What builds wellbeing?
"The way in which we offer experiences to our people at work are very important in terms of building wellbeing," Collins says.
Employers can improve the wellbeing of workers by facilitating:
Pleasure. Fun experiences at work increase pleasure. However, Collins says, it's important to be mindful that workers' minds can adjust so that they take fun for granted. He calls this "the Paris Hilton phenomenon. You have a great party and then need another one the next day."
Experiences that lead to human flourishing. "When you do what you do best most of the time, it's a positive experience," Collins says.
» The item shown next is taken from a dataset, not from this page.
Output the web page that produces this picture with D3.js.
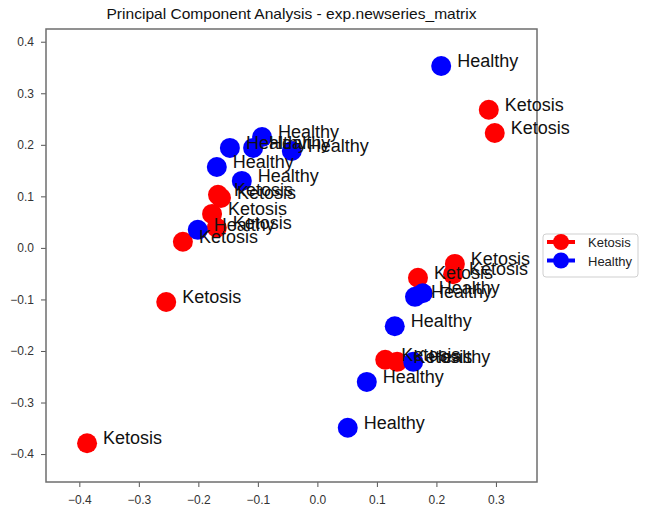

This contributes to "flow" - a state where performance is at its highest.
Meaning. "To the extent that we can get our people to think about others, it creates intrinsic rewards which are very powerful," Collins says. When organisations encourage their people to "get out and do things" for charity, rather than taking the "easy" option of just giving money, it rewards not only the recipient but also the giver, he says.
The benefits of wellbeing include that it builds resilience, which will be particularly important during the current and approaching times of change, Collins says, but it also contributes to better health, longer life expectancy, stronger self-efficacy and improved cognitive functioning.
He says the evidence from positive psychology, regarding building wellbeing and resilience, advocates that employers should:
Emphasise workers' strengths. People who are given feedback on their strengths are more likely to feel highly engaged and be more productive than those given feedback on their weaknesses. "That's not to say that we don't deal with problems in performance or behaviour," Collins says.
Express gratitude. The psychological benefits of gratitude can be measured two years later, Collins says. "We often forget to say thank you. If you thank people at work, the benefit is to them but also to yourself."
Be genuine. Authenticity is critical, and Collins says, "The risk now is that during tough times we don't tell it how it is."
Care and connect. Collins says, "these are close to tree hugging, but without these we won't establish long-term relationships in our organisations."
Communicate. This also means listening and asking for ideas and feedback, he says.